Auch Erinnerung kann Gegenwart sein. Eine andere Welt im Hier und Jetzt, in der aktuellen zeitlichen Dimension und zugleich doch gar nicht existent in ihr, sondern in der eigenen verbleibend. Ein Paralleluniversum. Menschen, die die Gegenwart, die Realität des Hier und Jetzt nicht mehr aushalten, auch solche, die älter werden, fliehen und leben in solche/n Universen. Wenn es denn wenigstens ein paar schöne Erinnerungen gibt, kann das ihr Überleben sein.

Ganz anders, als wenn sie dem Rat „im Hier und Jetzt zu leben“ folgten. Menschen, die diesen „Rat“ geben, können meist nicht ermessen, was sie damit im Zweifel anzurichten imstande sind. Sie nennen jenen Raum, jenes Universum, in dem sensible, von Ängsten verfolgte, depressive, einsame Menschen, Zuflucht suchen, gar „Komfortzone“ und werden nicht müde, mehrheitlich immer unnachgiebiger werdend, deren Verlassen zu fordern. „Du musst es nur wollen!“, so sprechen sie und: „Du wirst sehen, wenn der erste Schritt erst getan ist, wird bald alles besser.“

Woher nehmen diese Menschen die Sicherheit (oder Unverfrorenheit?), das wissen, das beurteilen zu können oder gar zu postulieren, dass ihre Gewissheit allgemeingültig sei. So viele, die sich „Coaches“ nennen, „wissen“, wie es geht, was jemand und somit jeder tun muss, damit alles, damit er oder sie den richtigen Gang gehen. Jenen Gang in schwarz und weiß, den unsere Realität, unsere Gegenwart einfordert und ausmacht. Den Gang an dem mein Herz, meine Seele zerbricht, seit langer Zeit schon und mit jedem Jahr mehr …

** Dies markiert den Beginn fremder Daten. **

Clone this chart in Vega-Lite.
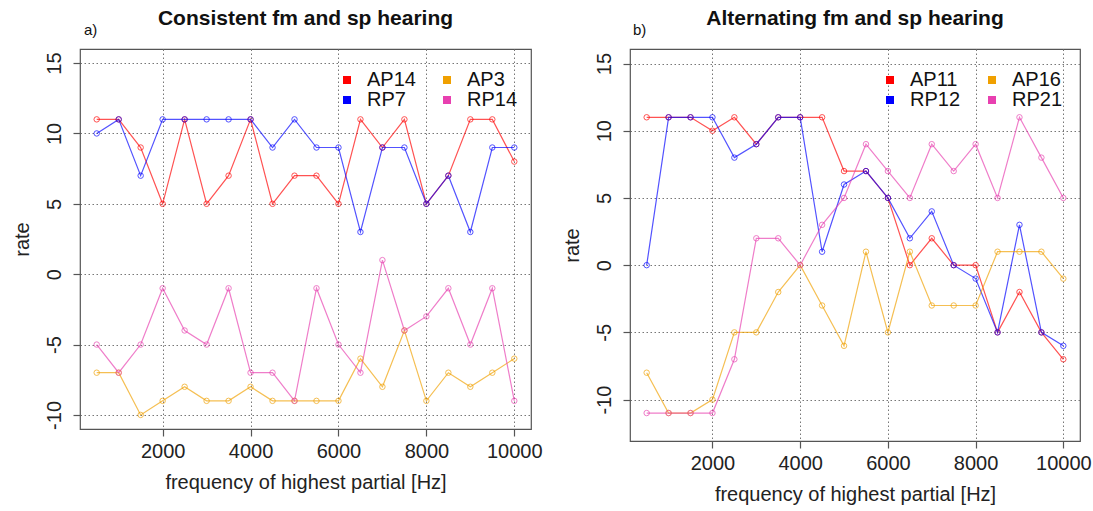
{
  "$schema": "https://vega.github.io/schema/vega-lite/v6.json",
  "background": "white",
  "padding": {"left": 11, "top": 7, "right": 2, "bottom": 2},
  "config": {
    "font": "Liberation Sans",
    "view": {"stroke": "#555", "strokeWidth": 1.2},
    "axis": {
      "grid": true, "gridColor": "#777", "gridDash": [1.5, 2.5], "gridWidth": 1,
      "domain": false, "tickColor": "#555", "tickSize": 7, "tickWidth": 1.2,
      "labelFontSize": 20, "labelColor": "#222", "labelFont": "Liberation Sans",
      "titleFontSize": 20, "titleFontWeight": "normal", "titleColor": "#222", "titleFont": "Liberation Sans"
    },
    "title": {"fontSize": 21, "fontWeight": "bold", "font": "Liberation Sans", "color": "#111"}
  },
  "datasets": {
    "left": [
      {"x":500,"v":11,"s":"AP14"},{"x":1000,"v":11,"s":"AP14"},{"x":1500,"v":9,"s":"AP14"},{"x":2000,"v":5,"s":"AP14"},{"x":2500,"v":11,"s":"AP14"},{"x":3000,"v":5,"s":"AP14"},{"x":3500,"v":7,"s":"AP14"},{"x":4000,"v":11,"s":"AP14"},{"x":4500,"v":5,"s":"AP14"},{"x":5000,"v":7,"s":"AP14"},{"x":5500,"v":7,"s":"AP14"},{"x":6000,"v":5,"s":"AP14"},{"x":6500,"v":11,"s":"AP14"},{"x":7000,"v":9,"s":"AP14"},{"x":7500,"v":11,"s":"AP14"},{"x":8000,"v":5,"s":"AP14"},{"x":8500,"v":7,"s":"AP14"},{"x":9000,"v":11,"s":"AP14"},{"x":9500,"v":11,"s":"AP14"},{"x":10000,"v":8,"s":"AP14"},
      {"x":500,"v":10,"s":"RP7"},{"x":1000,"v":11,"s":"RP7"},{"x":1500,"v":7,"s":"RP7"},{"x":2000,"v":11,"s":"RP7"},{"x":2500,"v":11,"s":"RP7"},{"x":3000,"v":11,"s":"RP7"},{"x":3500,"v":11,"s":"RP7"},{"x":4000,"v":11,"s":"RP7"},{"x":4500,"v":9,"s":"RP7"},{"x":5000,"v":11,"s":"RP7"},{"x":5500,"v":9,"s":"RP7"},{"x":6000,"v":9,"s":"RP7"},{"x":6500,"v":3,"s":"RP7"},{"x":7000,"v":9,"s":"RP7"},{"x":7500,"v":9,"s":"RP7"},{"x":8000,"v":5,"s":"RP7"},{"x":8500,"v":7,"s":"RP7"},{"x":9000,"v":3,"s":"RP7"},{"x":9500,"v":9,"s":"RP7"},{"x":10000,"v":9,"s":"RP7"},
      {"x":500,"v":-7,"s":"AP3"},{"x":1000,"v":-7,"s":"AP3"},{"x":1500,"v":-10,"s":"AP3"},{"x":2000,"v":-9,"s":"AP3"},{"x":2500,"v":-8,"s":"AP3"},{"x":3000,"v":-9,"s":"AP3"},{"x":3500,"v":-9,"s":"AP3"},{"x":4000,"v":-8,"s":"AP3"},{"x":4500,"v":-9,"s":"AP3"},{"x":5000,"v":-9,"s":"AP3"},{"x":5500,"v":-9,"s":"AP3"},{"x":6000,"v":-9,"s":"AP3"},{"x":6500,"v":-6,"s":"AP3"},{"x":7000,"v":-8,"s":"AP3"},{"x":7500,"v":-4,"s":"AP3"},{"x":8000,"v":-9,"s":"AP3"},{"x":8500,"v":-7,"s":"AP3"},{"x":9000,"v":-8,"s":"AP3"},{"x":9500,"v":-7,"s":"AP3"},{"x":10000,"v":-6,"s":"AP3"},
      {"x":500,"v":-5,"s":"RP14"},{"x":1000,"v":-7,"s":"RP14"},{"x":1500,"v":-5,"s":"RP14"},{"x":2000,"v":-1,"s":"RP14"},{"x":2500,"v":-4,"s":"RP14"},{"x":3000,"v":-5,"s":"RP14"},{"x":3500,"v":-1,"s":"RP14"},{"x":4000,"v":-7,"s":"RP14"},{"x":4500,"v":-7,"s":"RP14"},{"x":5000,"v":-9,"s":"RP14"},{"x":5500,"v":-1,"s":"RP14"},{"x":6000,"v":-5,"s":"RP14"},{"x":6500,"v":-7,"s":"RP14"},{"x":7000,"v":1,"s":"RP14"},{"x":7500,"v":-4,"s":"RP14"},{"x":8000,"v":-3,"s":"RP14"},{"x":8500,"v":-1,"s":"RP14"},{"x":9000,"v":-5,"s":"RP14"},{"x":9500,"v":-1,"s":"RP14"},{"x":10000,"v":-9,"s":"RP14"}
    ],
    "right": [
      {"x":500,"v":11,"s":"AP11"},{"x":1000,"v":11,"s":"AP11"},{"x":1500,"v":11,"s":"AP11"},{"x":2000,"v":10,"s":"AP11"},{"x":2500,"v":11,"s":"AP11"},{"x":3000,"v":9,"s":"AP11"},{"x":3500,"v":11,"s":"AP11"},{"x":4000,"v":11,"s":"AP11"},{"x":4500,"v":11,"s":"AP11"},{"x":5000,"v":7,"s":"AP11"},{"x":5500,"v":7,"s":"AP11"},{"x":6000,"v":5,"s":"AP11"},{"x":6500,"v":0,"s":"AP11"},{"x":7000,"v":2,"s":"AP11"},{"x":7500,"v":0,"s":"AP11"},{"x":8000,"v":0,"s":"AP11"},{"x":8500,"v":-5,"s":"AP11"},{"x":9000,"v":-2,"s":"AP11"},{"x":9500,"v":-5,"s":"AP11"},{"x":10000,"v":-7,"s":"AP11"},
      {"x":500,"v":0,"s":"RP12"},{"x":1000,"v":11,"s":"RP12"},{"x":1500,"v":11,"s":"RP12"},{"x":2000,"v":11,"s":"RP12"},{"x":2500,"v":8,"s":"RP12"},{"x":3000,"v":9,"s":"RP12"},{"x":3500,"v":11,"s":"RP12"},{"x":4000,"v":11,"s":"RP12"},{"x":4500,"v":1,"s":"RP12"},{"x":5000,"v":6,"s":"RP12"},{"x":5500,"v":7,"s":"RP12"},{"x":6000,"v":5,"s":"RP12"},{"x":6500,"v":2,"s":"RP12"},{"x":7000,"v":4,"s":"RP12"},{"x":7500,"v":0,"s":"RP12"},{"x":8000,"v":-1,"s":"RP12"},{"x":8500,"v":-5,"s":"RP12"},{"x":9000,"v":3,"s":"RP12"},{"x":9500,"v":-5,"s":"RP12"},{"x":10000,"v":-6,"s":"RP12"},
      {"x":500,"v":-8,"s":"AP16"},{"x":1000,"v":-11,"s":"AP16"},{"x":1500,"v":-11,"s":"AP16"},{"x":2000,"v":-10,"s":"AP16"},{"x":2500,"v":-5,"s":"AP16"},{"x":3000,"v":-5,"s":"AP16"},{"x":3500,"v":-2,"s":"AP16"},{"x":4000,"v":0,"s":"AP16"},{"x":4500,"v":-3,"s":"AP16"},{"x":5000,"v":-6,"s":"AP16"},{"x":5500,"v":1,"s":"AP16"},{"x":6000,"v":-5,"s":"AP16"},{"x":6500,"v":1,"s":"AP16"},{"x":7000,"v":-3,"s":"AP16"},{"x":7500,"v":-3,"s":"AP16"},{"x":8000,"v":-3,"s":"AP16"},{"x":8500,"v":1,"s":"AP16"},{"x":9000,"v":1,"s":"AP16"},{"x":9500,"v":1,"s":"AP16"},{"x":10000,"v":-1,"s":"AP16"},
      {"x":500,"v":-11,"s":"RP21"},{"x":1000,"v":-11,"s":"RP21"},{"x":1500,"v":-11,"s":"RP21"},{"x":2000,"v":-11,"s":"RP21"},{"x":2500,"v":-7,"s":"RP21"},{"x":3000,"v":2,"s":"RP21"},{"x":3500,"v":2,"s":"RP21"},{"x":4000,"v":0,"s":"RP21"},{"x":4500,"v":3,"s":"RP21"},{"x":5000,"v":5,"s":"RP21"},{"x":5500,"v":9,"s":"RP21"},{"x":6000,"v":7,"s":"RP21"},{"x":6500,"v":5,"s":"RP21"},{"x":7000,"v":9,"s":"RP21"},{"x":7500,"v":7,"s":"RP21"},{"x":8000,"v":9,"s":"RP21"},{"x":8500,"v":5,"s":"RP21"},{"x":9000,"v":11,"s":"RP21"},{"x":9500,"v":8,"s":"RP21"},{"x":10000,"v":5,"s":"RP21"}
    ]
  },
  "spacing": 18,
  "resolve": {"scale": {"color": "independent"}, "legend": {"color": "independent"}},
  "hconcat": [
    {
      "width": 451, "height": 380,
      "title": {"text": "Consistent fm and sp hearing", "offset": -6},
      "layer": [
        {
          "mark": {"type": "rule", "color": "#222", "strokeDash": [1.5, 2.5], "strokeWidth": 1},
          "encoding": {"y": {"datum": -5, "type": "quantitative"}}
        },
        {
          "data": {"name": "left"},
          "encoding": {
            "x": {"field": "x", "type": "quantitative", "scale": {"domain": [120, 10380], "nice": false, "zero": false},
                  "axis": {"values": [2000, 4000, 6000, 8000, 10000], "labelExpr": "'' + datum.value", "title": "frequency of highest partial [Hz]", "labelPadding": 5, "titlePadding": 11}},
            "y": {"field": "v", "type": "quantitative", "scale": {"domain": [-11, 16], "nice": false, "zero": false},
                  "axis": {"values": [-10, -5, 0, 5, 10, 15], "labelExpr": "'' + datum.value", "title": "rate", "labelAngle": -90, "labelAlign": "center", "labelBaseline": "bottom", "labelPadding": 9, "titlePadding": 12}},
            "color": {"field": "s", "type": "nominal",
                      "scale": {"domain": ["AP14", "AP3", "RP7", "RP14"], "range": ["#ff0000", "#f0a000", "#0000ff", "#e840b0"]},
                      "legend": {"orient": "none", "legendX": 257, "legendY": 21, "columns": 2, "direction": "horizontal", "title": null,
                                 "symbolType": "square", "symbolSize": 16, "symbolStrokeWidth": 4, "symbolOpacity": 1,
                                 "labelFontSize": 20, "labelColor": "#111", "labelOffset": 10, "columnPadding": 21, "rowPadding": 0}}
          },
          "layer": [
            {"mark": {"type": "line", "strokeWidth": 1.2, "opacity": 0.68}},
            {"mark": {"type": "point", "filled": false, "size": 30, "strokeWidth": 1, "opacity": 0.68}}
          ]
        },
        {
          "data": {"values": [{"x": 211, "v": 17.0, "t": "a)"}]},
          "mark": {"type": "text", "fontSize": 15, "align": "left", "baseline": "alphabetic", "color": "#111"},
          "encoding": {
            "x": {"field": "x", "type": "quantitative"},
            "y": {"field": "v", "type": "quantitative"},
            "text": {"field": "t"}
          }
        }
      ]
    },
    {
      "width": 450, "height": 392,
      "title": {"text": "Alternating fm and sp hearing", "offset": -6},
      "layer": [
        {
          "data": {"name": "right"},
          "encoding": {
            "x": {"field": "x", "type": "quantitative", "scale": {"domain": [120, 10380], "nice": false, "zero": false},
                  "axis": {"values": [2000, 4000, 6000, 8000, 10000], "labelExpr": "'' + datum.value", "title": "frequency of highest partial [Hz]", "labelPadding": 5, "titlePadding": 11}},
            "y": {"field": "v", "type": "quantitative", "scale": {"domain": [-13.08, 16.08], "nice": false, "zero": false},
                  "axis": {"values": [-10, -5, 0, 5, 10, 15], "labelExpr": "'' + datum.value", "title": "rate", "labelAngle": -90, "labelAlign": "center", "labelBaseline": "bottom", "labelPadding": 9, "titlePadding": 12}},
            "color": {"field": "s", "type": "nominal",
                      "scale": {"domain": ["AP11", "AP16", "RP12", "RP21"], "range": ["#ff0000", "#f0a000", "#0000ff", "#e840b0"]},
                      "legend": {"orient": "none", "legendX": 250, "legendY": 21, "columns": 2, "direction": "horizontal", "title": null,
                                 "symbolType": "square", "symbolSize": 16, "symbolStrokeWidth": 4, "symbolOpacity": 1,
                                 "labelFontSize": 20, "labelColor": "#111", "labelOffset": 10, "columnPadding": 21, "rowPadding": 0}}
          },
          "layer": [
            {"mark": {"type": "line", "strokeWidth": 1.2, "opacity": 0.68}},
            {"mark": {"type": "point", "filled": false, "size": 30, "strokeWidth": 1, "opacity": 0.68}}
          ]
        },
        {
          "data": {"values": [{"x": 188, "v": 17.12, "t": "b)"}]},
          "mark": {"type": "text", "fontSize": 15, "align": "left", "baseline": "alphabetic", "color": "#111"},
          "encoding": {
            "x": {"field": "x", "type": "quantitative"},
            "y": {"field": "v", "type": "quantitative"},
            "text": {"field": "t"}
          }
        }
      ]
    }
  ]
}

Die Bahn der Sonne, die ich sehen kann, wird in diesen Tagen wieder kürzer und kürzer. Die Zeit, die mir grundsätzlich die schwerste ist im Jahreslauf, wird damit eingeläutet. Ich wehre mich dagegen, daran zu glauben, dass es wieder so wird, auch, weil der diesjährige Sommer schon so ein schwerer war.

Stattdessen versuche ich mir vorzustellen, dass die Sonne ja auch dann leuchtet, wenn ich sie nicht sehe. Und dass sie also immer sieht und Zeuge ist von allem, was ist und geschieht, was ich wie wahrnehme und was mich umtreibt. Manchmal wünsche ich mir, ich könnte wahrhaftig glauben, darauf vertrauen, WISSEN, dass die Sonne etwas ist, oder etwas hinter ihr, jene freundliche Macht, die gefunden hat, was Liebe ist und welche die Hoffnung hatte, die Menschen könnten die Liebe annehmen und mehren.

Aber ich vermag nicht so zu glauben und ich sehe jene Hoffnung einsam werden, immer einsamer, mit jedem Tag.

Dennoch nichts beklagen, vor allem nicht sich selbst –  in und mit Erinnerungen überleben – noch vom eigenen Herzen geben, das hat ebenso wenig mit Komfortzonendasein zu tun, wie es die eigenen Gedanken sind, die das Herz oder die Seele eines Menschen brechen lassen.

***

„Tränen“ ist ein Songprojekt, das aus der Sängerin und Songschreiberin Gwen Dolyn und Steffen Israel“, dem Gitarristen der Band „Kraftclub“, besteht. Ihre erste gemeinsame Single verkörpert eine Sparte deutschsprachigen Indie-Pops, die sogenannte „Neue neue deutsche Welle“. In „Stures dummes Herz“ geht es um Zerrissenheit, Gefühlschaos und die Frage, ob alles vielleicht doch nur eine kurze Liebesgeschichte ist. Es ist ein in besonderer Weise hörenswertes Lied, das auf das für den 3. November dieses Jahres angekündigte erste Album von „Tränen“ mit dem Titel „Haare eines Hundes“ ebenso neugierig macht, wie auf die für 2024 geplante große Tour der beiden Musiker.